#### INSTRUCTIONS TO FOLLOW:
Copy the data exactly as it appears, and do not include any pictures.

#### DATA SHOWN:
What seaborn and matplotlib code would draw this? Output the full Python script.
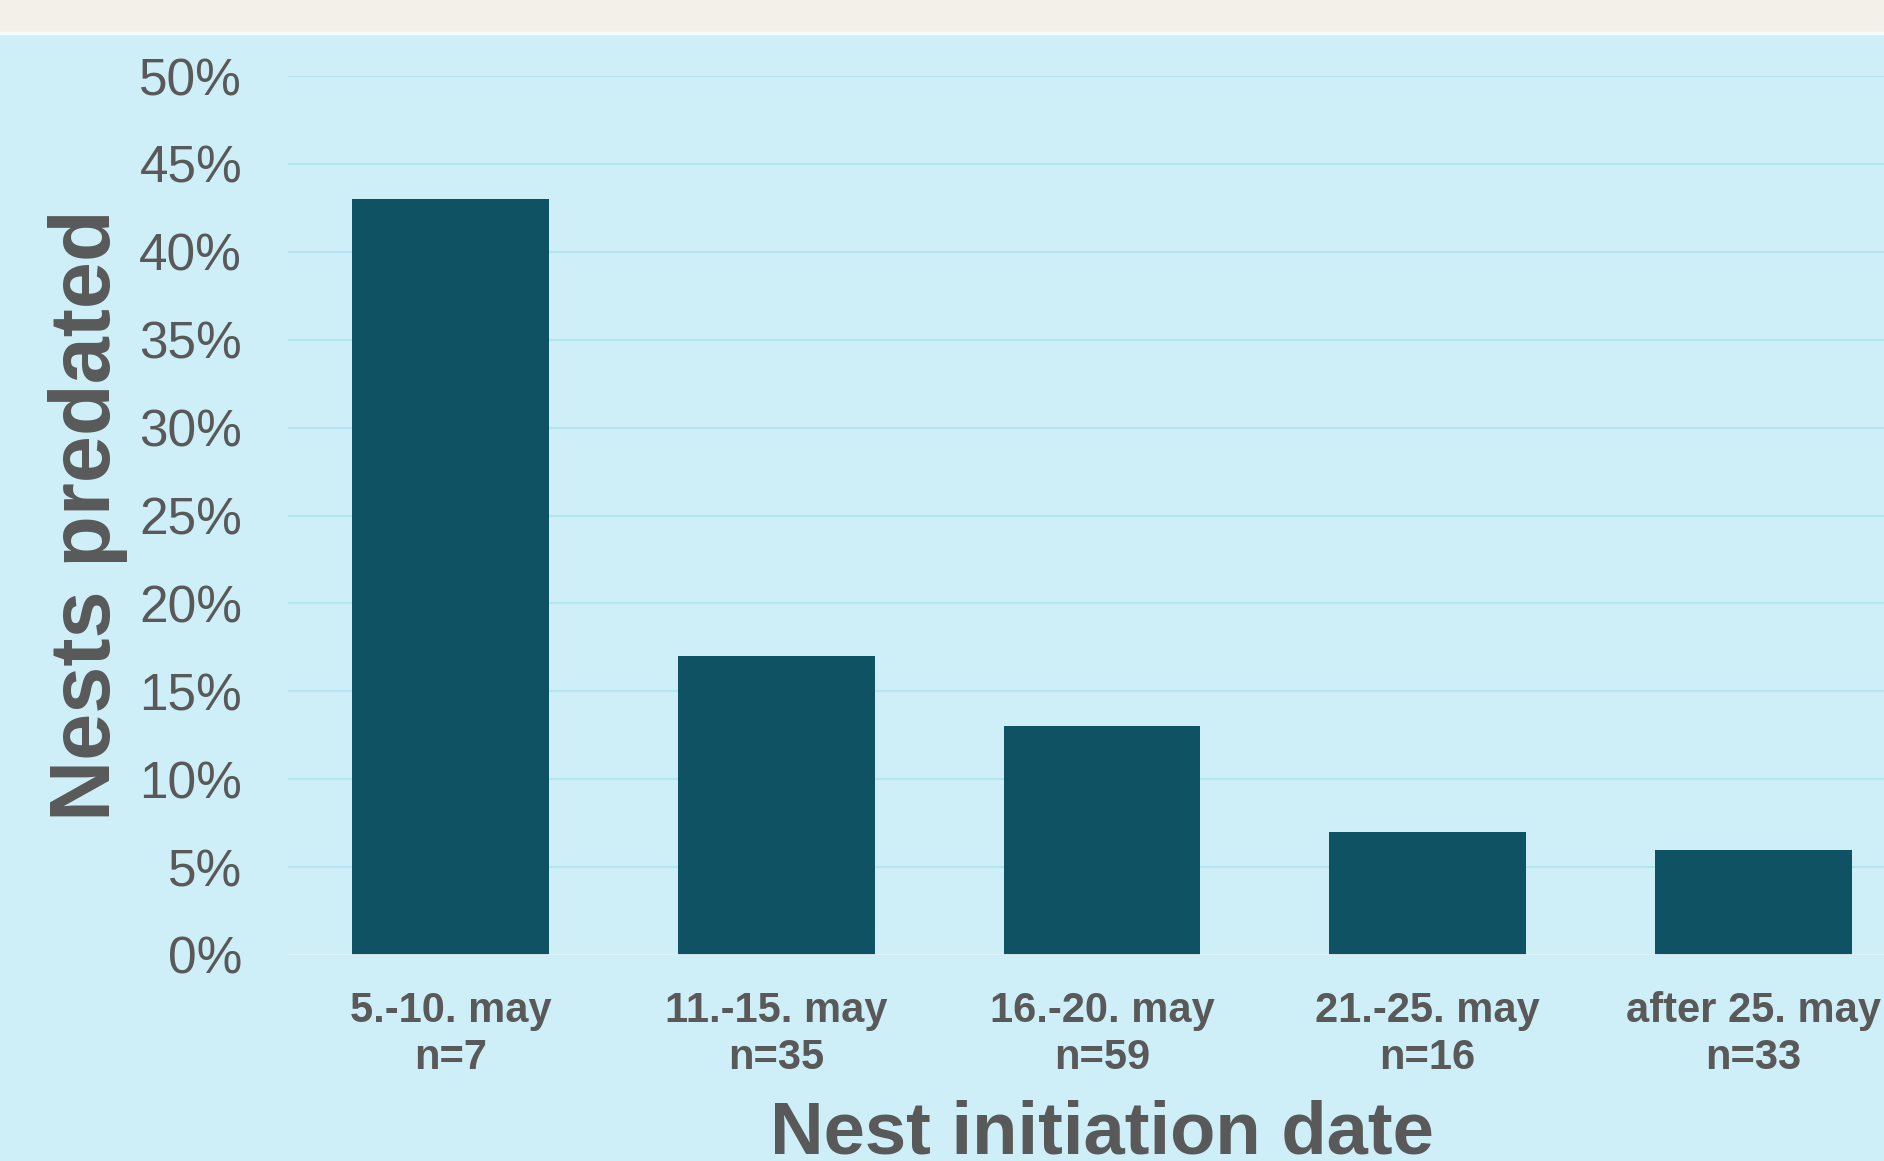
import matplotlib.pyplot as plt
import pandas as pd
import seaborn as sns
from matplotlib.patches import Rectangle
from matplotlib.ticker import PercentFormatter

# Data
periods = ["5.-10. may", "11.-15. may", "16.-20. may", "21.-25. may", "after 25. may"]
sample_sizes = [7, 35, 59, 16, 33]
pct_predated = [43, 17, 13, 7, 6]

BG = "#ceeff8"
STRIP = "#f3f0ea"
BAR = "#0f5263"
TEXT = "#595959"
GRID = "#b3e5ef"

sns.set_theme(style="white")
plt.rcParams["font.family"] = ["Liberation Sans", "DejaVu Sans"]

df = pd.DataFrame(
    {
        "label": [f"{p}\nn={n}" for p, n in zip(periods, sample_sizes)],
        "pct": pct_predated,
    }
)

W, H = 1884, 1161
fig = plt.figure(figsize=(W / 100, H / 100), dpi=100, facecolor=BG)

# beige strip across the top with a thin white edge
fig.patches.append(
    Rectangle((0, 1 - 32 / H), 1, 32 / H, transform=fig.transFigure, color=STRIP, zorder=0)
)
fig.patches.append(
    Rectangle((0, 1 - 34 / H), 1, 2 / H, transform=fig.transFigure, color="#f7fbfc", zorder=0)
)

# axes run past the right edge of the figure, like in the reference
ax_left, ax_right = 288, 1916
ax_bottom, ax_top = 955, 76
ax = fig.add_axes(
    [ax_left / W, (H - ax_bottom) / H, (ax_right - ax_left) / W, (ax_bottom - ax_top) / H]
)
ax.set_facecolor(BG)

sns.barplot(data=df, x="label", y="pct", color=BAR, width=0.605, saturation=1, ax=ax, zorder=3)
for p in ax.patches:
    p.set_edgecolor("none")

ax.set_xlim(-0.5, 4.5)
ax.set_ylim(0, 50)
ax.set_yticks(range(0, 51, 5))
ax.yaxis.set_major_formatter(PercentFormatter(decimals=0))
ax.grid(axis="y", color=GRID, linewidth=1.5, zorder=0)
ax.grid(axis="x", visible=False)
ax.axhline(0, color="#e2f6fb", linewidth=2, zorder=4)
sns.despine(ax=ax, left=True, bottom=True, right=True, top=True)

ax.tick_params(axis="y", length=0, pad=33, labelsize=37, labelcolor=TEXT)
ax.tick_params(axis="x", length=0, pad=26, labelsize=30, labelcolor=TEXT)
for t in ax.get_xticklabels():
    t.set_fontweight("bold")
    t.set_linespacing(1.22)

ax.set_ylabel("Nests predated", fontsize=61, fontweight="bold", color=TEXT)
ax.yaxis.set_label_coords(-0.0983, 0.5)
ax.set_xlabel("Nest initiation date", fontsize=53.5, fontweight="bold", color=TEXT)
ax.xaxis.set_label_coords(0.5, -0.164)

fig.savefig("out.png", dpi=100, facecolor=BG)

#### CORRECT ANSWER:
What seaborn and matplotlib code would draw this? Output the full Python script.
import matplotlib.pyplot as plt
import pandas as pd
import seaborn as sns
from matplotlib.patches import Rectangle
from matplotlib.ticker import PercentFormatter

# Data
periods = ["5.-10. may", "11.-15. may", "16.-20. may", "21.-25. may", "after 25. may"]
sample_sizes = [7, 35, 59, 16, 33]
pct_predated = [43, 17, 13, 7, 6]

BG = "#ceeff8"
STRIP = "#f3f0ea"
BAR = "#0f5263"
TEXT = "#595959"
GRID = "#b3e5ef"

sns.set_theme(style="white")
plt.rcParams["font.family"] = ["Liberation Sans", "DejaVu Sans"]

df = pd.DataFrame(
    {
        "label": [f"{p}\nn={n}" for p, n in zip(periods, sample_sizes)],
        "pct": pct_predated,
    }
)

W, H = 1884, 1161
fig = plt.figure(figsize=(W / 100, H / 100), dpi=100, facecolor=BG)

# beige strip across the top with a thin white edge
fig.patches.append(
    Rectangle((0, 1 - 32 / H), 1, 32 / H, transform=fig.transFigure, color=STRIP, zorder=0)
)
fig.patches.append(
    Rectangle((0, 1 - 34 / H), 1, 2 / H, transform=fig.transFigure, color="#f7fbfc", zorder=0)
)

# axes run past the right edge of the figure, like in the reference
ax_left, ax_right = 288, 1916
ax_bottom, ax_top = 955, 76
ax = fig.add_axes(
    [ax_left / W, (H - ax_bottom) / H, (ax_right - ax_left) / W, (ax_bottom - ax_top) / H]
)
ax.set_facecolor(BG)

sns.barplot(data=df, x="label", y="pct", color=BAR, width=0.605, saturation=1, ax=ax, zorder=3)
for p in ax.patches:
    p.set_edgecolor("none")

ax.set_xlim(-0.5, 4.5)
ax.set_ylim(0, 50)
ax.set_yticks(range(0, 51, 5))
ax.yaxis.set_major_formatter(PercentFormatter(decimals=0))
ax.grid(axis="y", color=GRID, linewidth=1.5, zorder=0)
ax.grid(axis="x", visible=False)
ax.axhline(0, color="#e2f6fb", linewidth=2, zorder=4)
sns.despine(ax=ax, left=True, bottom=True, right=True, top=True)

ax.tick_params(axis="y", length=0, pad=33, labelsize=37, labelcolor=TEXT)
ax.tick_params(axis="x", length=0, pad=26, labelsize=30, labelcolor=TEXT)
for t in ax.get_xticklabels():
    t.set_fontweight("bold")
    t.set_linespacing(1.22)

ax.set_ylabel("Nests predated", fontsize=61, fontweight="bold", color=TEXT)
ax.yaxis.set_label_coords(-0.0983, 0.5)
ax.set_xlabel("Nest initiation date", fontsize=53.5, fontweight="bold", color=TEXT)
ax.xaxis.set_label_coords(0.5, -0.164)

fig.savefig("out.png", dpi=100, facecolor=BG)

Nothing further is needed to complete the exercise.